Clear, cold, unflinching justice.

“There is no leeway for mercy in this, Owen. None.”

She slipped the blade in between two ribs, into his left lung. When she withdrew the knife, air hissed out, bubbling blood from the wound as his lung collapsed.

“You’re an aberration, Owen. A fucking monster living among normal people. You shouldn’t be allowed to live so you can hurt innocent people, like Carrie, or the other three women you murdered. It was their terrible misfortune to have crossed paths with you.

“Unfortunately for you, I’m an anomaly, too. A freak of nature. Maybe I really am a messenger from God sent to eliminate fucking aberrations like you. What do you think, Owen?

“I can’t seem to have a normal life, a happy life, like other people. Maybe I’m not meant to. Maybe I’m only meant to kill lunatics like you before they can hurt anyone else. What do you think?

“I mean, I do seem to have a knack for attracting psychos. Seems like I’m a lunatic magnet.” She grinned at him. “Maybe that’s my reason to exist.

“Then again, maybe I’m just a freak of nature. Know what I mean, Owen? After all, I do so fucking enjoy the hell out of this. I live for it. Kind of like you, Owen. I think only a guy like you could truly understand the pleasure I get from inflicting this kind of suffering and terror, from the blood, from the act of killing another human being.”

Owen gasped for air. He had lost a lot of blood. Those gasps hissed and wheezed through the knife wound in his collapsed lung.

By the icy dread in his eyes, she could tell that Owen understood he had run across that rare someone just as twisted as him.

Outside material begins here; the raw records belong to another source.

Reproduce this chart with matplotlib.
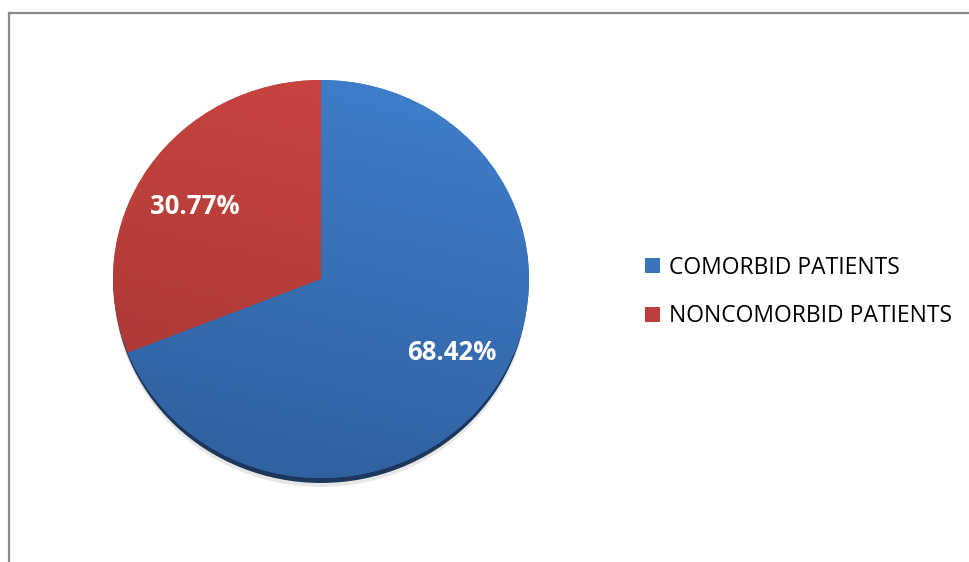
import matplotlib.pyplot as plt
import numpy as np
from matplotlib.lines import Line2D
from matplotlib.patches import Ellipse
from matplotlib.colors import LinearSegmentedColormap

labels = ['COMORBID PATIENTS', 'NONCOMORBID PATIENTS']
values = [68.42, 30.77]
colors = ['#3a73ba', '#bb3f3c']
shades = [('#3f80cc', '#2f5e9c'), ('#cb4641', '#a53532')]

W, H = 970, 562
fig = plt.figure(figsize=(W / 100, H / 100), dpi=100)

# pie area in pixels: centre (321, 279), half-width 208, half-height 199
cx, cy, rx, ry = 321, 279, 208, 199
ax = fig.add_axes([(cx - rx) / W, (H - cy - ry) / H, 2 * rx / W, 2 * ry / H])

# soft drop shadow and dark rim under the pie
ax.add_patch(Ellipse((0, -0.05), 1.99, 1.99, color='#bcbcbc', alpha=0.35, lw=0,
                     zorder=0, clip_on=False))
ax.add_patch(Ellipse((0, -0.03), 1.99, 1.99, color='#1c365c', lw=0,
                     zorder=0.5, clip_on=False))

wedges, _ = ax.pie(values, colors=colors, startangle=90, counterclock=False,
                   radius=1, frame=True)
ax.set_xlim(-1, 1)
ax.set_ylim(-1, 1)
ax.set_aspect('auto')
ax.axis('off')

# gradient fill clipped to each wedge
yy, xx = np.mgrid[1:-1:200j, -1:1:200j]
grad = (1 - yy) * 0.4 + (1 - xx) * 0.1
grad = grad / grad.max()
for w, (c0, c1) in zip(wedges, shades):
    cmap = LinearSegmentedColormap.from_list('g', [c0, c1])
    im = ax.imshow(grad, extent=(-1, 1, -1, 1), cmap=cmap, aspect='auto', zorder=2)
    im.set_clip_path(w)
    w.set_zorder(1)

# percentage labels
ax.text((452 - cx) / rx, (cy - 352) / ry, '68.42%', color='white',
        fontsize=18.5, fontweight='bold', family='Open Sans', ha='center', va='center', zorder=5)
ax.text((195 - cx) / rx, (cy - 206) / ry, '30.77%', color='white',
        fontsize=18.5, fontweight='bold', family='Open Sans', ha='center', va='center', zorder=5)

fig.legend(wedges, labels, loc='center left', bbox_to_anchor=(624 / W, 1 - 292 / H),
           frameon=False, prop={'family': 'Open Sans', 'size': 16.5},
           handlelength=0.65, handleheight=0.65, handletextpad=0.4, labelspacing=1.08)

# chart area border (left and top edges)
fig.add_artist(Line2D([9.5 / W, 9.5 / W], [0, 1 - 12.5 / H], color='#8a8a8a', lw=1.6))
fig.add_artist(Line2D([9.5 / W, 1], [1 - 12.5 / H, 1 - 12.5 / H], color='#8a8a8a', lw=1.6))

fig.savefig('out.png', dpi=100)
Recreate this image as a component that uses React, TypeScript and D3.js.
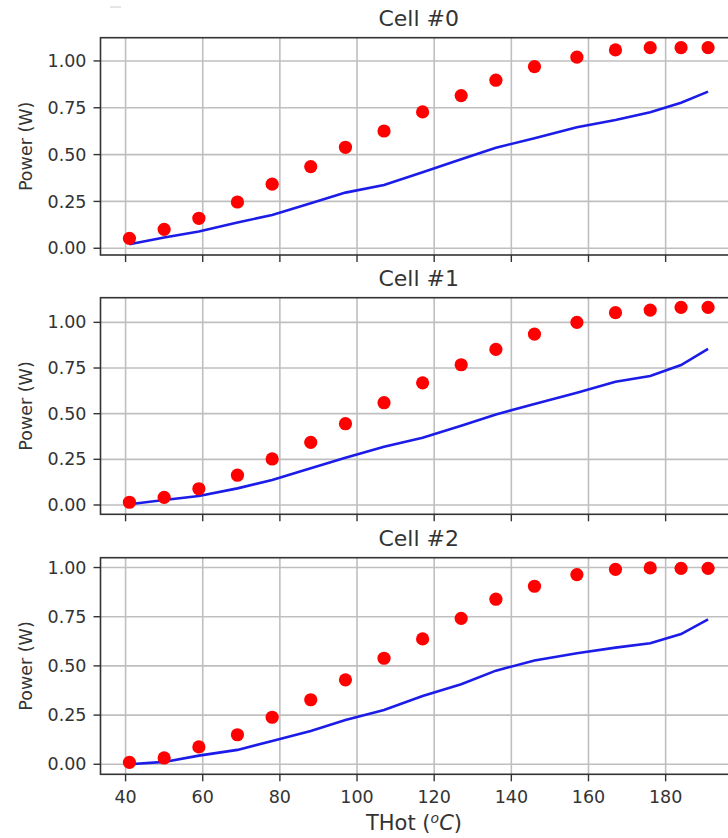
import React from 'react';
import * as d3 from 'd3';

// temperatures (x) shared by all three cells
const tHot = [41, 50, 59, 69, 78, 88, 97, 107, 117, 127, 136, 146, 157, 167, 176, 184, 191];

// measured power (red dots)
const measured0 = [0.053, 0.101, 0.16, 0.247, 0.342, 0.436, 0.539, 0.626, 0.728, 0.815, 0.897, 0.97, 1.02, 1.059, 1.071, 1.071, 1.071];
const measured1 = [0.015, 0.042, 0.089, 0.163, 0.252, 0.343, 0.445, 0.56, 0.669, 0.768, 0.852, 0.936, 1.0, 1.053, 1.067, 1.082, 1.082];
const measured2 = [0.01, 0.032, 0.088, 0.15, 0.239, 0.328, 0.429, 0.539, 0.637, 0.742, 0.839, 0.905, 0.964, 0.991, 0.998, 0.996, 0.996];

// model power (blue line)
const model0 = [0.021, 0.057, 0.089, 0.137, 0.178, 0.24, 0.297, 0.338, 0.406, 0.475, 0.537, 0.587, 0.646, 0.685, 0.726, 0.777, 0.836];
const model1 = [0.004, 0.027, 0.049, 0.091, 0.137, 0.201, 0.259, 0.319, 0.368, 0.434, 0.496, 0.553, 0.615, 0.675, 0.706, 0.766, 0.855];
const model2 = [0.0, 0.012, 0.044, 0.073, 0.118, 0.169, 0.225, 0.276, 0.347, 0.407, 0.476, 0.527, 0.564, 0.593, 0.615, 0.662, 0.737];

const titles = ['Cell #0', 'Cell #1', 'Cell #2'];
const xTicks = [40, 60, 80, 100, 120, 140, 160, 180];
const yTicks = [0, 0.25, 0.5, 0.75, 1.0];

const panels = [
  { title: titles[0], dots: measured0, line: model0, top: 37.7, bottom: 255, yDomain: [-0.036, 1.124] },
  { title: titles[1], dots: measured1, line: model1, top: 297.7, bottom: 514.3, yDomain: [-0.051, 1.135] },
  { title: titles[2], dots: measured2, line: model2, top: 557.7, bottom: 774.3, yDomain: [-0.051, 1.05] },
];

const font = '"DejaVu Sans", sans-serif';
const textColor = '#333';
const left = 100.5;
const right = 737;

const x = d3.scaleLinear().domain([33.5, 198.5]).range([left, right]);

const Panel = ({ p, showX }: any) => {
  const y = d3.scaleLinear().domain(p.yDomain).range([p.bottom, p.top]);
  const line = d3.line<number>()
    .x((_, i) => x(tHot[i]))
    .y(d => y(d));
  const midY = (p.top + p.bottom) / 2;
  return (
    <g>
      <text x={(left + right) / 2} y={p.top - 11.5} textAnchor="middle" fontSize={22} fill={textColor} fontFamily={font}>{p.title}</text>
      {/* grid */}
      {xTicks.map(t => (
        <line key={'gx' + t} x1={x(t)} x2={x(t)} y1={p.top} y2={p.bottom} stroke="#bfbfbf" strokeWidth={1.6} />
      ))}
      {yTicks.map(t => (
        <line key={'gy' + t} x1={left} x2={right} y1={y(t)} y2={y(t)} stroke="#bfbfbf" strokeWidth={1.6} />
      ))}
      {/* model line */}
      <path d={line(p.line) || ''} fill="none" stroke="#1c1ce8" strokeWidth={2.6} />
      {/* measured dots */}
      {p.dots.map((v: number, i: number) => (
        <circle key={'d' + i} cx={x(tHot[i])} cy={y(v)} r={6.6} fill="#ff0000" />
      ))}
      {/* spines */}
      <rect x={left} y={p.top} width={right - left} height={p.bottom - p.top} fill="none" stroke="#333" strokeWidth={1.6} />
      {/* y ticks */}
      {yTicks.map(t => (
        <g key={'ty' + t}>
          <line x1={left - 7} x2={left} y1={y(t)} y2={y(t)} stroke="#333" strokeWidth={1.4} />
          <text x={left - 14} y={y(t)} dy="0.35em" textAnchor="end" fontSize={17.5} fill={textColor} fontFamily={font}>{t.toFixed(2)}</text>
        </g>
      ))}
      {/* x ticks */}
      {xTicks.map(t => (
        <g key={'tx' + t}>
          <line x1={x(t)} x2={x(t)} y1={p.bottom} y2={p.bottom + 7} stroke="#333" strokeWidth={1.4} />
          {showX && (
            <text x={x(t)} y={p.bottom + 29} textAnchor="middle" fontSize={17.5} fill={textColor} fontFamily={font}>{t}</text>
          )}
        </g>
      ))}
      <text transform={`translate(26,${midY}) rotate(-90)`} dy="0.35em" textAnchor="middle" fontSize={17.5} fill={textColor} fontFamily={font}>Power (W)</text>
    </g>
  );
};

export default function App() {
  return (
    <svg width={728} height={838} style={{ position: 'absolute', left: 0, top: 0, background: '#fff' }}>
      <rect width={728} height={838} fill="#fff" />
      <line x1={110} x2={121} y1={7} y2={7} stroke="#ccc" strokeWidth={1} />
      {panels.map((p, i) => (
        <Panel key={i} p={p} showX={i === 2} />
      ))}
      <text x={414} y={830} textAnchor="middle" fontSize={21} fill={textColor} fontFamily={font}>
        THot (<tspan fontStyle="italic" fontSize={14} dy={-7}>o</tspan><tspan fontStyle="italic" dy={7}>C</tspan>)
      </text>
    </svg>
  );
}
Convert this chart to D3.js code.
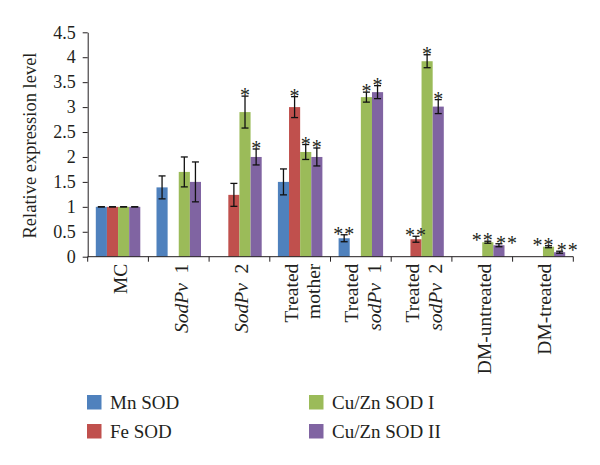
<!DOCTYPE html>
<html>
<head>
<meta charset="utf-8">
<script src="https://cdn.jsdelivr.net/npm/d3@7"></script>
<style>
  body { margin: 0; background: #fff; }
  text { font-family: 'Liberation Serif', 'Times New Roman', serif; fill: #231f20; }
</style>
</head>
<body>
<div id="chart"></div>
<script>
// groups on the x axis
const categories = ['MC', 'SodPv 1', 'SodPv 2', 'Treated mother', 'Treated sodPv 1', 'Treated sodPv 2', 'DM-untreated', 'DM-treated']
const seriesNames = ['Mn SOD', 'Fe SOD', 'Cu/Zn SOD I', 'Cu/Zn SOD II']

const mnSod = [1, 1.39, 0, 1.5, 0.37, 0, 0, 0]
const mnErr = [0, 0.23, 0, 0.26, 0.07, 0, 0, 0]
const mnMark = ['', '', '', '', '**', '', '', '']

const feSod = [1, 0, 1.24, 3.0, 0, 0.35, 0, 0]
const feErr = [0, 0, 0.23, 0.21, 0, 0.06, 0, 0]
const feMark = ['', '', '', '*', '', '**', '', '']

const cuZn1 = [1, 1.7, 2.9, 2.1, 3.2, 3.92, 0.29, 0.2]
const cuZn1Err = [0, 0.3, 0.32, 0.15, 0.1, 0.13, 0.02, 0.02]
const cuZn1Mark = ['', '', '*', '*', '*', '*', '**', '**']

const cuZn2 = [1, 1.5, 2.0, 2.0, 3.3, 3.01, 0.23, 0.09]
const cuZn2Err = [0, 0.4, 0.16, 0.18, 0.13, 0.14, 0.03, 0.02]
const cuZn2Mark = ['', '', '*', '*', '*', '*', '**', '**']

const yTicks = [0, 0.5, 1, 1.5, 2, 2.5, 3, 3.5, 4, 4.5]
const colors = ['#4f81bd', '#c0504d', '#9bbb59', '#8064a2']

const width = 600
const height = 465

const svg = d3
  .select('#chart')
  .append('svg')
  .attr('width', width)
  .attr('height', height)

const yScale = d3.scaleLinear().domain([0, 4.5]).range([256.7, 32.3])
const xScale = d3.scaleBand().domain(categories).range([87.7, 573.3])
const subScale = d3
  .scaleBand()
  .domain(seriesNames)
  .range([8.1, xScale.bandwidth() - 8.1])
const colorScale = d3.scaleOrdinal().domain(seriesNames).range(colors)

const series = [
  { name: seriesNames[0], values: mnSod, errs: mnErr, marks: mnMark },
  { name: seriesNames[1], values: feSod, errs: feErr, marks: feMark },
  { name: seriesNames[2], values: cuZn1, errs: cuZn1Err, marks: cuZn1Mark },
  { name: seriesNames[3], values: cuZn2, errs: cuZn2Err, marks: cuZn2Mark }
]

const rows = []
categories.forEach((cat, i) => {
  series.forEach(s => {
    rows.push({ cat: cat, name: s.name, value: s.values[i], err: s.errs[i], mark: s.marks[i] })
  })
})

// bars
const groups = svg
  .selectAll('.group')
  .data(categories)
  .enter()
  .append('g')
  .attr('class', 'group')
  .attr('transform', d => `translate(${xScale(d)},0)`)

groups
  .selectAll('rect')
  .data(cat => rows.filter(r => r.cat === cat && r.value > 0))
  .enter()
  .append('rect')
  .attr('x', d => subScale(d.name))
  .attr('width', subScale.bandwidth())
  .attr('y', d => yScale(d.value))
  .attr('height', d => yScale(0) - yScale(d.value))
  .attr('fill', d => colorScale(d.name))

// error bars
const errs = groups
  .selectAll('.err')
  .data(cat => rows.filter(r => r.cat === cat && r.value > 0))
  .enter()
  .append('g')
  .attr('class', 'err')
  .attr('stroke', '#111')
  .attr('stroke-width', 1.3)

errs
  .append('line')
  .attr('x1', d => subScale(d.name) + subScale.bandwidth() / 2)
  .attr('x2', d => subScale(d.name) + subScale.bandwidth() / 2)
  .attr('y1', d => yScale(d.value + d.err))
  .attr('y2', d => yScale(d.value - d.err))

errs
  .selectAll('.cap')
  .data(d => [d.value + d.err, d.value - d.err].map(v => ({ name: d.name, v: v })))
  .enter()
  .append('line')
  .attr('x1', d => subScale(d.name) + subScale.bandwidth() / 2 - 3.5)
  .attr('x2', d => subScale(d.name) + subScale.bandwidth() / 2 + 3.5)
  .attr('y1', d => yScale(d.v))
  .attr('y2', d => yScale(d.v))

// significance marks, nudged apart when two double marks sit side by side
groups.each(function(cat) {
  const marks = rows.filter(r => r.cat === cat && r.mark !== '')
  marks.forEach((m, i) => {
    m.cx = subScale(m.name) + subScale.bandwidth() / 2
    const prev = marks[i - 1]
    if (m.mark === '**' && prev && prev.mark === '**') {
      prev.cx -= 5
      m.cx += 8
    }
  })
  d3.select(this)
    .selectAll('.mark')
    .data(marks)
    .enter()
    .append('text')
    .attr('class', 'mark')
    .attr('x', d => d.cx)
    .attr('y', d => yScale(d.value + d.err) + 6)
    .attr('text-anchor', 'middle')
    .style('font-size', '20px')
    .style('letter-spacing', d => (d.mark === '**' ? '1px' : '0px'))
    .text(d => d.mark)
})

// y axis
const yAxis = d3
  .axisLeft(yScale)
  .tickValues(yTicks)
  .tickFormat(d3.format('~g'))
  .tickSize(5)
  .tickSizeOuter(0)
  .tickPadding(7)

svg
  .append('g')
  .attr('transform', `translate(${xScale.range()[0]},0)`)
  .call(yAxis)
  .call(g => g.selectAll('path, line').attr('stroke', '#231f20'))
  .call(g => g.selectAll('text').style('font-size', '18px').style('font-family', "'Liberation Serif', serif").attr('fill', '#231f20'))

svg
  .append('text')
  .attr('transform', `translate(36,${yScale(2.25) + 1}) rotate(-90)`)
  .attr('text-anchor', 'middle')
  .style('font-size', '18.5px')
  .text('Relative expression level')

// x axis line and boundary ticks
svg
  .append('line')
  .attr('x1', xScale.range()[0])
  .attr('x2', xScale.range()[1])
  .attr('y1', yScale(0))
  .attr('y2', yScale(0))
  .attr('stroke', '#231f20')

const bounds = categories.map(c => xScale(c)).concat([xScale.range()[1]])
svg
  .selectAll('.xtick')
  .data(bounds)
  .enter()
  .append('line')
  .attr('x1', d => d)
  .attr('x2', d => d)
  .attr('y1', yScale(0))
  .attr('y2', yScale(0) + 5)
  .attr('stroke', '#231f20')

// x labels: italic gene names, two lines for "Treated ..." groups
function labelLines(cat) {
  if (cat.startsWith('Treated ')) return ['Treated', cat.slice(8)]
  return [cat]
}

function addParts(textSel, line) {
  const m = line.match(/^(sodPv|SodPv)(.*)$/i)
  if (m) {
    textSel.append('tspan').style('font-style', 'italic').text(m[1][0] + 'od')
    textSel.append('tspan').style('font-style', 'italic').text('Pv')
    textSel.append('tspan').text('\u00a0' + m[2])
  } else {
    textSel.text(line)
  }
}

categories.forEach(cat => {
  const lines = labelLines(cat)
  const cx = xScale(cat) + xScale.bandwidth() / 2
  lines.forEach((line, i) => {
    const off = lines.length === 1 ? 2 : (i === 0 ? -9 : 13)
    const t = svg
      .append('text')
      .attr('transform', `translate(${cx + off},${yScale(0) + 7}) rotate(-90)`)
      .attr('text-anchor', 'end')
      .attr('dominant-baseline', 'central')
      .style('font-size', '19.5px')
    addParts(t, line)
  })
})

// legend
const legend = svg
  .selectAll('.legend')
  .data(seriesNames)
  .enter()
  .append('g')
  .attr('class', 'legend')
  .attr('transform', (d, i) => `translate(${i < 2 ? 87 : 309},${i % 2 === 0 ? 395 : 424})`)

legend
  .append('rect')
  .attr('width', 14.5)
  .attr('height', 14.5)
  .attr('fill', d => colorScale(d))

legend
  .append('text')
  .attr('x', 23)
  .attr('y', 14)
  .style('font-size', '19px')
  .text(d => d)
</script>
</body>
</html>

He had encountered the flip side of his own coin.

Angela smiled as she pushed the blade into his gut, slicing through muscle and intestines. Owen stiffened, holding his breath, immobilized by the agony. Tears streamed down his cheeks.

His warm, slippery blood was still running all over the front of her. It felt good. It felt glorious. It made her feel alive.

Angela was in her element. She had this monster right where she wanted him and she was tripping on it the way her mother tripped on drugs. She didn’t want it to ever end.

Her mother often told her—Angela thought as a way of somehow justifying what she did—that when you do a line you live forever. That’s what Angela was feeling—like she was living forever in that moment.

Every synapse in her brain was firing to pull it all in so she could savor it, remember it. She wanted the feeling to last forever. Just like her mother when she was rolling.

Angela slammed the full length of the double-edged blade into another spot. It went in effortlessly, deliciously. Her head tipped back as her eyes rolled up in ecstasy at the feeling. She could sense the tip of the blade finding a vital, tender spot inside him.

The pleasure of it ran a shiver up her spine.

Her head came back down. “I have some bad news for you, Owen,” she murmured as she pushed the blade in again, just for the exquisite pleasure of feeling it slide through his flesh, muscle, and viscera. “I’m afraid you’re not going to be able to be an organ donor. You’re not going to have anything left worth donating.”